Whilst my earlier piece on the IMF programme and the tremendous discussion it has invoked deserves a rejoinder, I want to write on a completely different subject this week. I am perturbed by the fact that thousands of jobs have been recreated for those who were rightly or wrongly dismissed in the earlier dispensations; there is silence about one luminary, a towering one at that, who lost state employment twice. Fahmida Riaz’s name is yet to appear amongst the reinstated ones.
Following the physical departure of the leading Urdu poets – Qasmi, Munir and Faraz – Fahmida Riaz is arguably the greatest living poet of Pakistan. Controversial though this statement might be, her originality and path-breaking poetry has yet to find an equal in the turbulent waters of the Pakistani cultural river. It is hardly surprising that Fahimda Riaz has been targeted all through her otherwise illustrious creative career by state and society alike. She was branded as unpatriotic when she had to run for her life in the Zia-ul-Haq days and live in exile. In India, she was termed as a Pakistani agent since she criticised the communal tensions that the Indian state had encouraged.
Her bold poetic expression was considered indecent in a country where pornography, heroine and arms are sold on every street. And, where stage plays with “hot” mujras and explicit sexual innuendo are patronised by official cultural institutions in the name of commercial viability. Fahmida was sometimes labelled as a non-believer when she questioned the clergy; at other times a communist when she talked of social justice. Even last year, a group of Karachi-based “intellectuals” chided her for eulogising a letter by the fourth Caliph Hazrat Ali (AS) as a model for good governance. This time she was a reactionary and a “toady.”
She had to deal with a society that was unshackling itself of the colonial hangover and still continues to do so, where the mullah, the mighty arms of the state, oligarchies of vested interests flourish with ease; and all independent voices have to be silenced, co-opted or crushed. And, the hapless poets especially those outside the ambit of officialdom are the soft targets of such cultural cleansing.

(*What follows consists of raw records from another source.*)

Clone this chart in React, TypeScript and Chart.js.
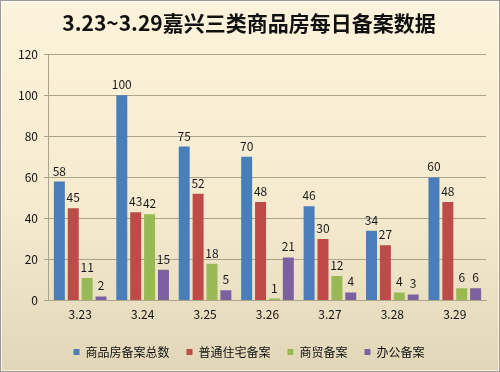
import React, { useEffect, useRef } from "react";
import { Chart, registerables } from "chart.js";

Chart.register(...registerables);

const categories = ["3.23", "3.24", "3.25", "3.26", "3.27", "3.28", "3.29"];
const totalFiled = [58, 100, 75, 70, 46, 34, 60];
const residential = [45, 43, 52, 48, 30, 27, 48];
const commercial = [11, 42, 18, 1, 12, 4, 6];
const office = [2, 15, 5, 21, 4, 3, 6];
const seriesNames = ["商品房备案总数", "普通住宅备案", "商贸备案", "办公备案"];
const titleText = "3.23~3.29嘉兴三类商品房每日备案数据";

const FONT = "'Noto Sans CJK SC', 'Noto Sans', sans-serif";

const bgPlugin = {
  id: "bgPlugin",
  beforeDraw(chart: any) {
    const { ctx, width, height } = chart;
    ctx.save();
    const g = ctx.createLinearGradient(0, 0, 0, height);
    g.addColorStop(0, "#FDF3DC");
    g.addColorStop(0.55, "#F6EBCF");
    g.addColorStop(1, "#E2D6B8");
    ctx.fillStyle = g;
    ctx.fillRect(0, 0, width, height);
    ctx.strokeStyle = "#9A9A9A";
    ctx.lineWidth = 1;
    ctx.strokeRect(0.5, 0.5, width - 1, height - 1);
    ctx.strokeStyle = "rgba(255,255,255,0.6)";
    ctx.strokeRect(1.5, 1.5, width - 3, height - 3);
    ctx.restore();
  },
};

const labelPlugin = {
  id: "labelPlugin",
  afterDatasetsDraw(chart: any) {
    const { ctx } = chart;
    ctx.save();
    ctx.font = `12px ${FONT}`;
    ctx.fillStyle = "#1a1a1a";
    ctx.textAlign = "center";
    ctx.textBaseline = "alphabetic";
    chart.data.datasets.forEach((ds: any, i: number) => {
      const meta = chart.getDatasetMeta(i);
      meta.data.forEach((bar: any, j: number) => {
        ctx.fillText(String(ds.data[j]), bar.x, bar.y - 6);
      });
    });
    ctx.restore();
  },
};

export default function App() {
  const ref = useRef<HTMLCanvasElement | null>(null);
  useEffect(() => {
    document.body.style.margin = "0";
    const colors = ["#4A7EBB", "#BE4B48", "#98B954", "#7D60A0"];
    const values = [totalFiled, residential, commercial, office];
    const chart = new Chart(ref.current as HTMLCanvasElement, {
      type: "bar",
      data: {
        labels: categories,
        datasets: values.map((v, i) => ({
          label: seriesNames[i],
          data: v,
          backgroundColor: colors[i],
          borderWidth: 0,
          categoryPercentage: 0.89,
          barPercentage: 0.79,
        })),
      },
      options: {
        animation: false,
        responsive: false,
        maintainAspectRatio: false,
        layout: { padding: { left: 12, right: 14, top: 4, bottom: 4 } },
        plugins: {
          title: {
            display: true,
            text: titleText,
            color: "#111",
            font: { family: FONT, size: 21, weight: "bold" },
            padding: { top: 6, bottom: 19 },
          },
          legend: {
            position: "bottom",
            labels: {
              boxWidth: 6,
              boxHeight: 6,
              padding: 17,
              color: "#111",
              font: { family: FONT, size: 12 },
            },
          },
          tooltip: { enabled: false },
        },
        scales: {
          x: {
            grid: { display: false, drawTicks: false },
            border: { display: true, color: "#A8A68A" },
            ticks: { color: "#111", font: { family: FONT, size: 12 }, padding: 7 },
          },
          y: {
            min: 0,
            max: 120,
            grid: { color: "#A8A68A", drawTicks: true, tickLength: 5 },
            border: { display: true, color: "#A8A68A" },
            ticks: { stepSize: 20, color: "#111", font: { family: FONT, size: 12 }, padding: 6 },
          },
        },
      },
      plugins: [bgPlugin, labelPlugin],
    });
    return () => chart.destroy();
  }, []);
  return <canvas ref={ref} width={500} height={372} style={{ display: "block" }} />;
}
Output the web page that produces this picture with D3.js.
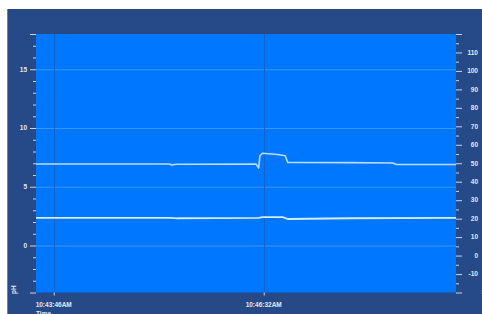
<!DOCTYPE html>
<html>
<head>
<meta charset="utf-8">
<script src="https://cdn.jsdelivr.net/npm/d3@7"></script>
<style>
  html, body { margin: 0; padding: 0; background: #fff; }
  svg { display: block; }
  text { font-family: "Liberation Sans", Arial, sans-serif; font-weight: bold; }
</style>
</head>
<body>
<svg id="chart" width="482" height="314"></svg>
<script>
// time window and tick labels
const timeDomain = ["10:43:32", "10:49:04"];
const timeTicks = ["10:43:46", "10:46:32"];

// pH series (left axis)
const phTimes = ["10:43:32", "10:45:18", "10:45:19", "10:45:23", "10:46:26", "10:46:28", "10:46:29",
                 "10:46:31", "10:46:43", "10:46:49", "10:46:51", "10:47:40", "10:48:14", "10:48:17", "10:49:04"];
const phValues = [6.93, 6.93, 6.85, 6.91, 6.93, 6.59, 7.64, 7.85, 7.75, 7.64, 7.07, 7.05, 7.02, 6.90, 6.90];

// temperature series (right axis)
const tempTimes = ["10:43:32", "10:45:18", "10:45:24", "10:46:28", "10:46:31", "10:46:47", "10:46:51", "10:47:40", "10:49:04"];
const tempValues = [20.4, 20.4, 20.2, 20.4, 20.8, 20.8, 19.8, 20.2, 20.4];

// axes
const leftDomain = [-4, 18];
const leftLabels = [0, 5, 10, 15];
const rightDomain = [-20, 120];
const rightLabels = [-10, 0, 10, 20, 30, 40, 50, 60, 70, 80, 90, 100, 110];

const parseT = d3.timeParse("%H:%M:%S");
const fmtT = d3.timeFormat("%-I:%M:%S%p");

const svg = d3.select("#chart");
const plot = { left: 36, right: 456, top: 34, bottom: 292.5 };

svg.append("rect").attr("x", 7.3).attr("y", 9).attr("width", 482).attr("height", 314).attr("fill", "#264a88");
svg.append("rect").attr("x", plot.left).attr("y", plot.top)
  .attr("width", plot.right - plot.left).attr("height", plot.bottom - plot.top).attr("fill", "#0077ff");

const x = d3.scaleTime().domain(timeDomain.map(parseT)).range([plot.left, plot.right]);
const yL = d3.scaleLinear().domain(leftDomain).range([plot.bottom, plot.top]);
const yR = d3.scaleLinear().domain(rightDomain).range([plot.bottom, plot.top]);

// grid
svg.append("g").selectAll("line").data(leftLabels).join("line")
  .attr("x1", plot.left).attr("x2", plot.right)
  .attr("y1", d => yL(d) + 0.5).attr("y2", d => yL(d) + 0.5)
  .attr("stroke", "#3a96ff").attr("stroke-width", 1);
svg.append("g").selectAll("line").data(timeTicks.map(parseT)).join("line")
  .attr("x1", d => Math.round(x(d)) + 0.5).attr("x2", d => Math.round(x(d)) + 0.5)
  .attr("y1", plot.top).attr("y2", plot.bottom)
  .attr("stroke", "#1563c8").attr("stroke-width", 1);

// series
const phLine = d3.line().x((d, i) => x(parseT(phTimes[i]))).y(d => yL(d));
const tempLine = d3.line().x((d, i) => x(parseT(tempTimes[i]))).y(d => yR(d));
svg.append("path").attr("d", phLine(phValues)).attr("fill", "none")
  .attr("stroke", "#b9dcff").attr("stroke-width", 1.6).attr("stroke-linejoin", "round");
svg.append("path").attr("d", tempLine(tempValues)).attr("fill", "none")
  .attr("stroke", "#d6ecff").attr("stroke-width", 1.8).attr("stroke-linejoin", "round");

// left axis
const gl = svg.append("g").attr("transform", `translate(${plot.left},0)`);
gl.call(d3.axisLeft(yL).tickValues(d3.range(leftDomain[0], leftDomain[1] + 1, 1))
  .tickSize(3).tickFormat(""));
gl.call(g => g.selectAll(".tick line")
  .attr("x2", d => (leftLabels.includes(d) || d === leftDomain[0] || d === leftDomain[1]) ? -6 : -3));
gl.selectAll(".domain").remove();
gl.selectAll(".tick line").attr("stroke", "#c9d3e6");
gl.selectAll(".lbl").data(leftLabels).join("text")
  .attr("x", -9).attr("y", d => yL(d)).attr("dy", "0.35em")
  .attr("text-anchor", "end").attr("font-size", 6.5).attr("fill", "#e3e8f2").text(d => d);

// right axis
const gr = svg.append("g").attr("transform", `translate(${plot.right},0)`);
gr.call(d3.axisRight(yR).tickValues(d3.range(rightDomain[0], rightDomain[1] + 1, 5))
  .tickSize(3).tickFormat(""));
gr.call(g => g.selectAll(".tick line").attr("x2", d => d % 10 === 0 ? 6 : 3));
gr.selectAll(".domain").remove();
gr.selectAll(".tick line").attr("stroke", "#c9d3e6");
gr.selectAll(".lbl").data(rightLabels).join("text")
  .attr("x", 22).attr("y", d => yR(d)).attr("dy", "0.35em")
  .attr("text-anchor", "end").attr("font-size", 6.5).attr("fill", "#e3e8f2").text(d => d);

// bottom axis
const gb = svg.append("g").attr("transform", `translate(0,${plot.bottom})`);
gb.call(d3.axisBottom(x).tickValues(timeTicks.map(parseT)).tickSize(3).tickFormat(""));
gb.selectAll(".domain").remove();
gb.selectAll(".tick line").attr("stroke", "#c9d3e6");
gb.selectAll(".lbl").data(timeTicks.map(parseT)).join("text")
  .attr("x", d => x(d)).attr("y", 14).attr("text-anchor", "middle")
  .attr("font-size", 6.5).attr("fill", "#e3e8f2").text(d => fmtT(d));

// axis titles
svg.append("text").attr("x", plot.left).attr("y", 315.5).attr("font-size", 6.5)
  .attr("fill", "#e3e8f2").text("Time");
svg.append("text").attr("transform", "translate(16,294) rotate(-90)")
  .attr("font-size", 6.5).attr("fill", "#e3e8f2").text("pH");
svg.append("text").attr("transform", "translate(487,294) rotate(-90)")
  .attr("font-size", 6.5).attr("fill", "#e3e8f2").text("Temp");
</script>
</body>
</html>
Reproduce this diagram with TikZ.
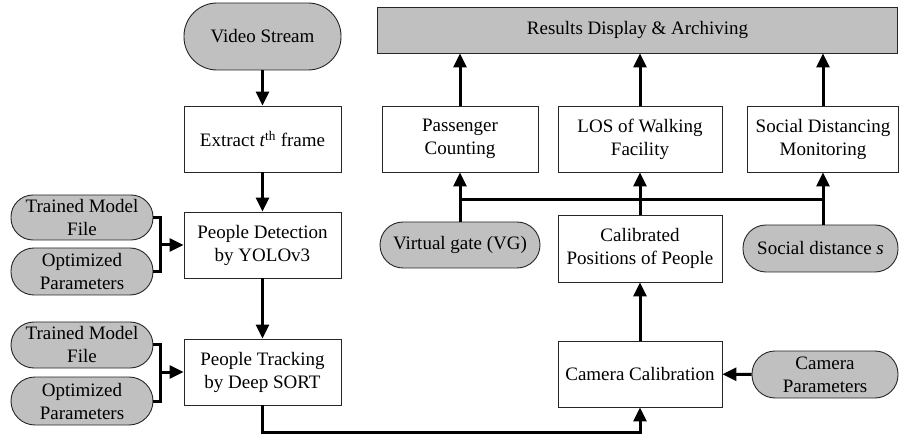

In the second PPP government (1988-90), Fahmida Riaz was appointed as the managing director the National Book Council of Pakistan (later merged with the National Book Foundation), where she made a mark and even the unfriendly press recognised her reform. This was a short-lived stint as she was seen as a “PPP” appointee. In Benazir Bhutto’s second tenure as prime minister, Riaz was affiliated with the Ministry of Culture and her work was incomplete on the fateful day when the Leghari brigade unseated yet another elected government. And now that the third PPP government is in power, she is forgotten by those whose identity she has had to bear all these years making her a permanent punching bag of right-wing ire.
From the trials of Manto to Faiz’s detention the story is pretty predictable. Even when the military regimes were not there, we have treated our poets shoddily. Ahmad Nadeem Qasmi died in a tiny house located on a street with potholes. Earlier he was dismissed and a lowly state minion humiliated him by summoning him after six decades of literary accomplishments. Munir Niazi passed away last year in similar circumstances; and Ahmad Faraz was unceremoniously dismissed from his job reportedly for refusing to please an MNA. Scores of writers, musicians, and vocalists live in abject poverty. An exception to this trend was recently made by the prime minister when he took note of the ailing genius Mehdi Hasan, whom the corporate media had almost forgotten.
This is hardly a new trend, though. Mir Taqi Mir, in the troubled times of the Mughal Empire’s decay, lived in dire circumstances and was intermittently rescued by regional kingdoms. Ghalib – the immortal genius – was struggling to reclaim his pension and, to use his words “feed,” his adopted children and servants. The demise of the central state in the late nineteenth century and the new state-building by colonists ruptured the patronage culture. Alas, the new states of India and Pakistan manned by the British-trained bureaucrats and politicians continued this policy. In India, things changed somewhat but in Pakistan the societal apathy and anti-culture state policy continues unabated with the result that literary personas and poetic careers are considered with contempt and are a metaphor for being a “loser” in the galloping commercial times. Unless, of course, you cater to the teenage yearning or the bawdy humour market.
Fahmida Riaz lives in Karachi ignored by the state and society. Look at what the Colombian and Spanish governments have done for their giant, Gabriel Garcia Marquez, who is provided accommodation and allowances for the simple fact that he has enriched and internationalised the Spanish language. The prolific historian K K Aziz resides in a Lahore suburb neglected and forlorn for he is always a threat to official truth monopolies.
The least that a “people’s” government could do is to employ Fahmida Riaz so that she does not have to squander her creatively mature years while searching for short-term livelihood. She must write for posterity. Fahmida’s voice is not just a matter of women’s empowerment or the nurturing of Urdu literature but for the soul of Pakistan and its survival. In these times when the government wants to fight the ascendancy of the obscurantism and extremism what could be more rewarding to honour the best of the muses.
We hope that in the absence of Benazir Bhutto, the president, the prime minister and his cabinet will take notice of this situation and without further delay correct a historic wrong.